The best golf irons for extra distance
The black finish on the Cobra King Forged TEC Black irons will grab your attention, and the extra distance you get from these clubs will impress you.

Part of the reason Tiger Woods began wearing red on the PGA Tour was the intimidation factor. If you'd like your game to deliver a little more intimidation to your regular weekend foursome, wearing red probably won't do it (unless you have a young Tiger's length off the tee and signature fist pump). So consider using golf clubs that provide a little intimidation, like the Cobra King Forged TEC Black iron set.

These attention-grabbing black irons look amazing, but they also deliver some excellent design features that will help you hit the ball farther, which is more likely to intimidate your foursome partners than the occasional fist pump.

The Cobra King irons use a thin steel insert that delivers outstanding distance versus most irons. Additionally, the irons feature tungsten in both the heel and toe of the iron, which helps you keep these irons on the correct swing path, again leading to more distance.

Finally, these impressive irons include a carbon-fiber insert just behind the hitting zone in the face of the club. This absorbs any vibration that you may have from an off-center ball strike, which allows you to finish the swing strong and gain all of the distance you're seeking.

Golf Monthly says the thin steel face generates extra ball speed, which is the key to the extra distance you'll receive with these clubs. The materials inside these Cobra King irons deliver consistent ball strikes that will give you extra distance versus other types of irons, according to Golf Digest, which awards these irons a gold ranking.

These clubs ship with a set of Arccos 360 sensors that you can connect to your clubs to track the distance and accuracy of each shot using a smartphone app, helping you learn to dial in the distance on these irons more quickly, according to Golf Punk HQ.

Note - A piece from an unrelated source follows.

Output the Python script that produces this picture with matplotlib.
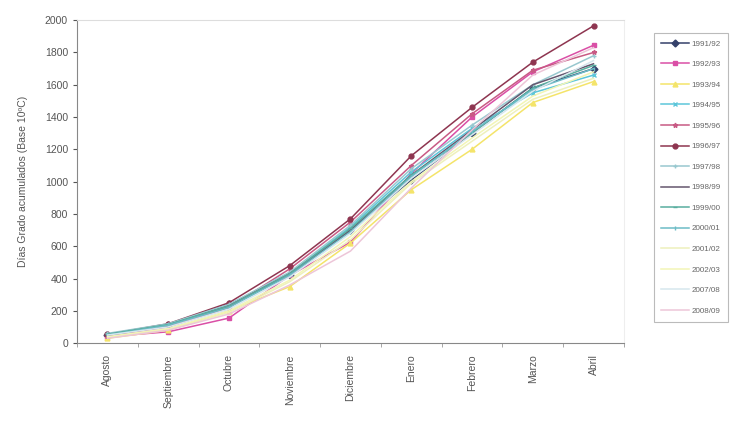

Pros: New design and materials deliver extra ball speed for more distance, carbon-fiber insert absorbs vibrations at impact for comfortable ball strikes, black finish on these irons will grab attention

Cons: You'll pay a little extra for the new features, those with slow swing speeds won't receive a huge distance jump

The best golf irons on a budget

The best golf irons on a budget
The affordable Wilson Staff D300 irons deliver consistently long distances, even when struck a bit off-center.

If, when shopping for new irons, you're undergoing a lot of sticker shock, the Wilson Staff D300 should be more in line with your budget. The D300 set is a little older than some of the irons we've listed previously, but it delivers helpful design features that make it the best set of irons available at a bargain price.

Additionally, most average to high handicap players don't need the feel and precise design features more expensive irons deliver. The Wilson Staff D300 will give you what you're seeking: a consistent distance when you strike the ball on the center and a limited penalty when you have a slightly off-center ball strike.

Wilson's irons feature a black urethane material, visible in slots around the perimeter of the clubface. This interesting design feature allows the clubface to flex just a little bit at impact, which leads to the desired combination of ball speed, accuracy, and distance. Roughly three-quarters of the face touches this urethane material, rather than the club head chassis, which allows the flex in the club to keep shots on line.

The Wilson Staff D300 irons have a lightweight feel with an all-steel construction that allows you to generate a high level of ball speed at contact. This extra speed will give you extra distance versus other irons, as these irons (compared with our previous pick, the C200s) have q little more meat behind them, according to Steve Fonseca at Golf Unfiltered.

Golf Magazine says these clubs generally offer more yardage, but the longer shafts mean they're a little more difficult to get the loft of shorter irons. Overall, though, the editors at Golf say it provides "ample forgiveness," and makes for a "good option for higher-handicappers."

Golf Digest gave the D300 a gold-star review on their "Hot List" of 2018.

Pros: Great price point that has dropped recently, delivers more distance than most similarly priced irons, especially forgiving of off-center strikes toward the toe, good all-around irons that deliver fast ball speed

Cons: Clubs don't necessarily excel in any one area, slightly older irons, some people will not like the look of these irons

Everything you need to know about the different types of irons

Everything you need to know about the different types of irons

Irons are split into groups based on the type of shot they can deliver, as The Golf Warehouse explains.

  • Long Irons: Long irons deliver the greatest distance on the shot at the lowest trajectory. Some golfers will use them off the tee, because they can hit them straighter than drivers, choosing to sacrifice distance. The 1-, 2-, 3-, and 4-irons are considered long irons, although 1-irons are rarely made for today's golfer.
  • Mid-Irons: Mid-irons give you the best mix of trajectory and distance, and they're easier to hit than long irons. The 5-, 6-, and 7-irons are considered mid-irons. Most average and high handicap players will find the 7-iron easier to hit accurately than the 5-iron, so some people consider the 7-iron a short iron.
  • Short Irons: The 8- and 9-iron are the short irons, delivering a high trajectory on a short shot into a green with the idea that the ball will hit the green and stop close to where it landed. These are the easiest irons for beginners to hit. Some people place wedges into the short iron category, but there are so many different types of wedges available these days that they're often in a category all their own.

Golfalot explains that there are a couple of different designs for golf irons.

  • Blade: A blade-style iron features a thin club head and a small sweet spot in the middle of the club face. This design allows the manufacturer to place more weight behind the sweet spot, providing maximum ball speed and distance on properly struck balls. The blade-style also gives you the most feedback on the quality of the ball strike, Plugged in Golf says. Low handicap players will receive the biggest benefit from blade irons. Some people call blade irons cavity muscle back or muscle back irons, according to Global Golf.
  • Cavity: A cavity-style iron has a cavity in the back of the club. This design allows the manufacturer to place more weight around the perimeter of the club head, which helps average and high handicap players keep the club face on target throughout the swing. The cavity-style iron has become popular in the past couple of decades, as Golf Bidder explains. The equal distribution of weight is more forgiving for off-center ball strikes. However, this design makes it tougher to control spin and trajectory, as you can with blade irons.